As far back as Irenaeus of Lyon (AD 120-202) and probably earlier, Christians have drawn parallels between the sin of man having come by means of eating the forbidden fruit from the tree of the knowledge of good and evil and salvation being accomplished on the cross of Christ.[1] Our two American Christmas poets tie in the tree of Genesis and the cross of Christ with the crib of the baby Jesus.
The first, “Because Thou Didst Give,” is by the American literary scholar, Harry Morris.[2]
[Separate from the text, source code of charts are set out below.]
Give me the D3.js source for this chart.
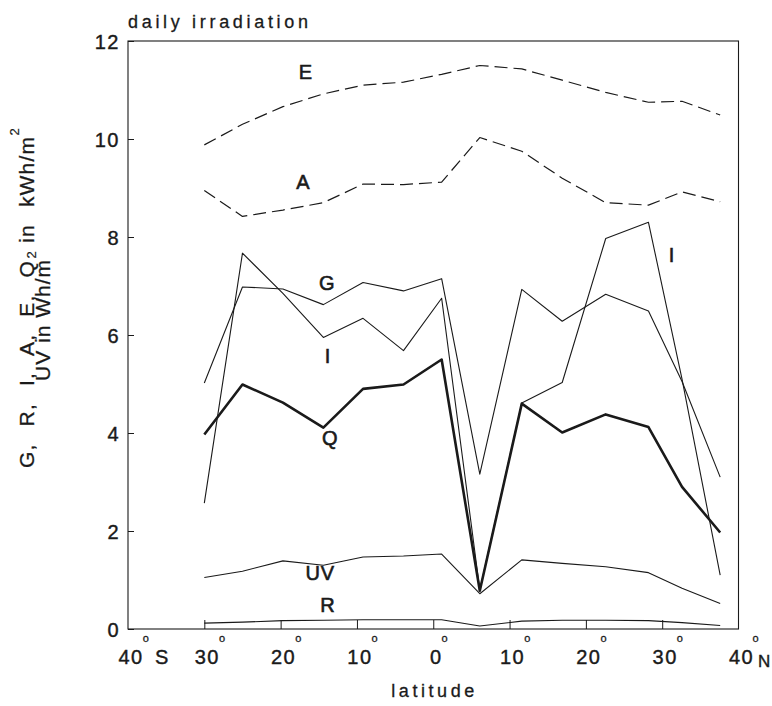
<!DOCTYPE html>
<html>
<head>
<meta charset="utf-8">
<script src="https://cdn.jsdelivr.net/npm/d3@7"></script>
<style>
  body { margin: 0; background: #fff; }
  svg { display: block; font-family: 'Liberation Sans', Arial, sans-serif; }
</style>
</head>
<body>
<svg id="chart" width="772" height="706"></svg>
<script>
// station latitudes (negative = south)
const latitudes = [-30, -25, -19.7, -14.4, -9.2, -3.9, 1.1, 6.1, 11.6, 16.9, 22.6, 28.2, 32.6, 37.6];

const eValues = [9.88, 10.3, 10.66, 10.92, 11.1, 11.16, 11.32, 11.5, 11.43, 11.2, 10.95, 10.75, 10.77, 10.49];
const aValues = [8.95, 8.42, 8.55, 8.7, 9.08, 9.07, 9.12, 10.03, 9.75, 9.2, 8.7, 8.65, 8.92, 8.72];
const gValues = [5.02, 6.98, 6.94, 6.62, 7.07, 6.9, 7.15, 3.16, 6.93, 6.28, 6.83, 6.49, 5.05, 3.1];
const iValues = [2.57, 7.67, 6.85, 5.95, 6.34, 5.68, 6.75, 0.8, 4.61, 5.03, 7.97, 8.3, 5.1, 1.1];
const qValues = [3.97, 4.99, 4.62, 4.11, 4.9, 4.99, 5.5, 0.78, 4.6, 4.01, 4.38, 4.12, 2.9, 1.97];
const uvValues = [1.05, 1.18, 1.39, 1.3, 1.47, 1.49, 1.53, 0.72, 1.41, 1.34, 1.27, 1.15, 0.83, 0.52];
const rValues = [0.12, 0.14, 0.17, 0.18, 0.19, 0.19, 0.19, 0.06, 0.16, 0.18, 0.18, 0.17, 0.13, 0.07];

const yTicks = [0, 2, 4, 6, 8, 10, 12];
const xTicks = [-40, -30, -20, -10, 0, 10, 20, 30, 40];
const xTickLabels = ['40', '30', '20', '10', '0', '10', '20', '30', '40'];

const series = [
  { name: 'E', values: eValues, dash: '13,6', width: 1.2 },
  { name: 'A', values: aValues, dash: '13,6', width: 1.2 },
  { name: 'G', values: gValues, dash: null, width: 1.1 },
  { name: 'I', values: iValues, dash: null, width: 1.1 },
  { name: 'Q', values: qValues, dash: null, width: 2.6 },
  { name: 'UV', values: uvValues, dash: null, width: 1.1 },
  { name: 'R', values: rValues, dash: null, width: 1.1 },
];

// curve labels, placed in data coordinates
const curveLabels = [
  { text: 'E', lat: -16.7, value: 11.37 },
  { text: 'A', lat: -17.0, value: 9.12 },
  { text: 'G', lat: -13.9, value: 7.06 },
  { text: 'I', lat: -13.8, value: 5.57 },
  { text: 'Q', lat: -13.5, value: 3.9 },
  { text: 'UV', lat: -14.8, value: 1.14 },
  { text: 'R', lat: -13.8, value: 0.49 },
  { text: 'I', lat: 31.3, value: 7.63 },
];

const width = 772;
const height = 706;
const margin = { top: 41, right: 33.5, bottom: 77, left: 128 };
const ink = '#1a1a1a';

const svg = d3.select('#chart');

const x = d3.scaleLinear().domain([-40, 40]).range([margin.left, width - margin.right]);
const y = d3.scaleLinear().domain([0, 12]).range([height - margin.bottom, margin.top]);

// frame
svg.append('rect')
  .attr('x', x(-40))
  .attr('y', y(12))
  .attr('width', x(40) - x(-40))
  .attr('height', y(0) - y(12))
  .attr('fill', 'none')
  .attr('stroke', ink)
  .attr('stroke-width', 1.1);

// y axis: inward ticks
const yAxis = svg.append('g')
  .attr('transform', `translate(${x(-40)},0)`)
  .call(d3.axisLeft(y).tickValues(yTicks).tickSize(-6).tickPadding(8));
yAxis.select('.domain').remove();
yAxis.selectAll('line').attr('stroke', ink);
yAxis.selectAll('text')
  .attr('fill', ink)
  .attr('stroke', ink)
  .attr('stroke-width', 0.4)
  .style('font-family', "'Liberation Sans', Arial, sans-serif")
  .style('font-size', '20px')
  .style('letter-spacing', '1.5px')
  .attr('dy', '0.36em');

// x axis: inward ticks between the frame corners
const xAxis = svg.append('g')
  .attr('transform', `translate(0,${y(0)})`)
  .call(d3.axisBottom(x).tickValues(xTicks.slice(1, -1)).tickSize(-9).tickFormat(''));
xAxis.select('.domain').remove();
xAxis.selectAll('line').attr('stroke', ink);

// x labels with degree marks and S / N
const xLabels = svg.append('g')
  .attr('fill', ink)
  .style('font-size', '20px');

xTicks.forEach((t, i) => {
  const cx = x(t) + 3;
  const num = xLabels.append('text')
    .attr('x', cx)
    .attr('y', 664)
    .attr('text-anchor', 'middle')
    .attr('stroke', ink)
    .attr('stroke-width', 0.4)
    .style('letter-spacing', '1.5px')
    .text(xTickLabels[i]);
  const w = num.node().getComputedTextLength();
  const degX = t === 40 ? x(t) + 14 : cx + w / 2 - 1;
  xLabels.append('text')
    .attr('x', degX)
    .attr('y', 642)
    .attr('stroke', ink)
    .attr('stroke-width', 0.3)
    .style('font-size', '11px')
    .text('o');
  if (t === -40) {
    xLabels.append('text')
      .attr('x', x(t) + 27)
      .attr('y', 664)
      .attr('stroke', ink)
      .attr('stroke-width', 0.4)
      .text('S');
  }
  if (t === 40) {
    xLabels.append('text')
      .attr('x', x(t) + 19.5)
      .attr('y', 667)
      .attr('stroke', ink)
      .attr('stroke-width', 0.4)
      .style('font-size', '17px')
      .text('N');
  }
});

// curves
const line = d3.line()
  .x((d, i) => x(latitudes[i]))
  .y((d) => y(d));

svg.append('g')
  .selectAll('path')
  .data(series)
  .join('path')
  .attr('d', (d) => line(d.values))
  .attr('fill', 'none')
  .attr('stroke', ink)
  .attr('stroke-width', (d) => d.width)
  .attr('stroke-dasharray', (d) => d.dash)
  .attr('stroke-linejoin', 'round');

svg.append('g')
  .selectAll('text')
  .data(curveLabels)
  .join('text')
  .attr('x', (d) => x(d.lat))
  .attr('y', (d) => y(d.value))
  .attr('dy', '0.36em')
  .attr('text-anchor', 'middle')
  .attr('fill', ink)
  .attr('stroke', ink)
  .attr('stroke-width', 0.6)
  .style('font-size', '20px')
  .style('letter-spacing', '1px')
  .text((d) => d.text);

// titles
svg.append('text')
  .attr('x', x(-40))
  .attr('y', 28)
  .attr('fill', ink)
  .attr('stroke', ink)
  .attr('stroke-width', 0.3)
  .attr('textLength', 180)
  .attr('lengthAdjust', 'spacing')
  .style('font-size', '18px')
  .text('daily irradiation');

svg.append('text')
  .attr('x', x(0) - 42)
  .attr('y', 697)
  .attr('fill', ink)
  .attr('stroke', ink)
  .attr('stroke-width', 0.3)
  .attr('textLength', 83)
  .attr('lengthAdjust', 'spacing')
  .style('font-size', '18px')
  .text('latitude');

// y title, two rotated lines with superscripts
const yTitle = [
  { text: 'G, R, I, A, E, Q in kWh/m', bx: 33.5, y0: 468, ls: 1.2, ws: 10, sup: [19, 0] },
  { text: 'UV in Wh/m', bx: 50, y0: 381, ls: 1, ws: 0, sup: [36, 0] },
];
yTitle.forEach((d) => {
  const t = svg.append('text')
    .attr('transform', `translate(${d.bx},${d.y0}) rotate(-90)`)
    .attr('fill', ink)
    .attr('stroke', ink)
    .attr('stroke-width', 0.3)
    .style('font-size', '21px')
    .style('letter-spacing', `${d.ls}px`)
    .style('word-spacing', `${d.ws}px`)
    .text(d.text);
  const len = t.node().getComputedTextLength();
  svg.append('text')
    .attr('transform', `translate(${d.sup[0]},${d.y0 - len - 4}) rotate(-90)`)
    .attr('fill', ink)
    .attr('stroke', ink)
    .attr('stroke-width', 0.2)
    .attr('text-anchor', 'middle')
    .style('font-size', '13px')
    .text('2');
});
</script>
</body>
</html>
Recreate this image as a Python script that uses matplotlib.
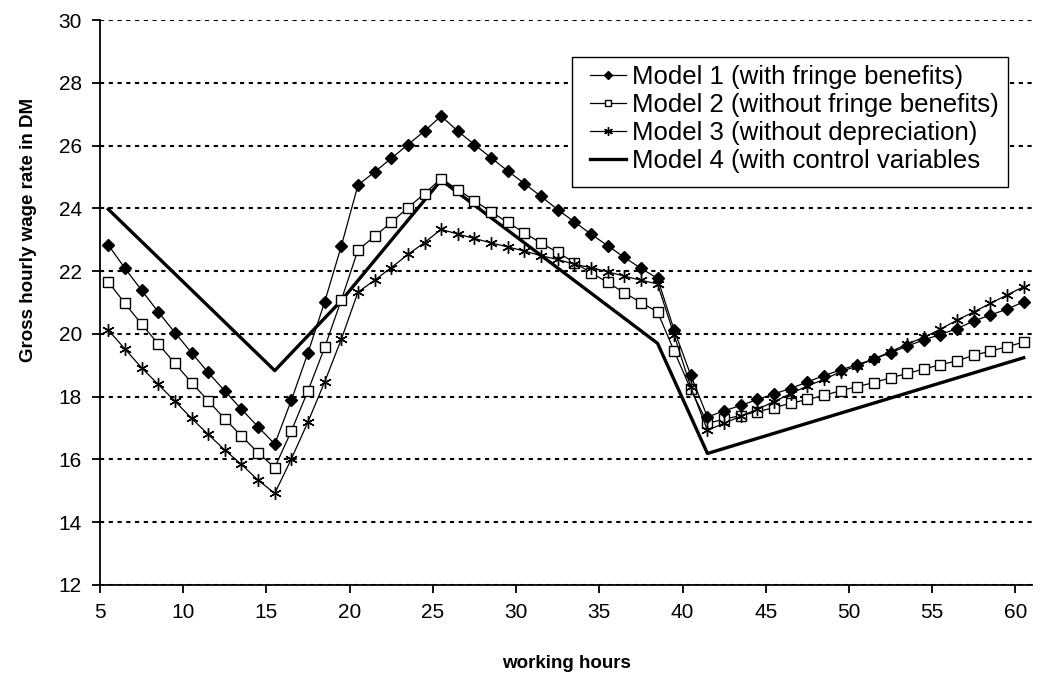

Out of the garden comes the tree
And in the tree bright angel,
Out of the tree, vast mystery;
Crib-tree and dark evangel.
Sister M. Madeleva’s (1887-1964) shaped poem is titled “O Holy Wood.”[3]
*
O
HOLY
WOOD
OF CRIB
AND ROOD
TODAY LET BE
Y
O
U
R
CHRISTMAS TREE
The first two lines of Morris’s poem refer, I believe but am not positive, to the tree of the knowledge of good and evil in the Garden of Eden from which Adam and Eve ate in rebellion against God (Genesis 2:16-17; 3:1-6). For this reason the tree comes from “the garden” and the “bright angel” in the tree is Satan, who disguises himself as an angel of light according to Paul in 2 Corinthians 11:14. Then parallel to the wood of mankind’s fall into sin is the wood of salvation—the crib in which Jesus lay and that of the cross, which is only mentioned as the “dark evangel.” Sister Madeleva’s poem ties in the wood of the crib with the rood, the Old English word for the crucifix.
These parallels in the history of redemption, at times fanciful, at times not, are meant to show that God overcomes all the instruments of the sin and Satan and uses them for his purposes. Ultimately, nothing is without significance, even the wood of our Christmas trees that connect us with Christ’s crib and rood. Truly, it is “vast mystery.”
Next up is Robert Southwell, who will continue the theme of God’s victory in Christmas.
[1] “… as by means of a tree we were made debtors to God, by means of a tree we may obtain the remission of our debt.” Irenaeus, Against Heresies, XVII:3.
[2] Harry Morris, “Because Thou Didst Give,” Contemporary Religious Poetry, ed. Paul Ramsey (New York: Paulist Press, 1987), p. 72.
[3] Sister M. Madeleva, “O Holy Wood,” Ibid., p. 167.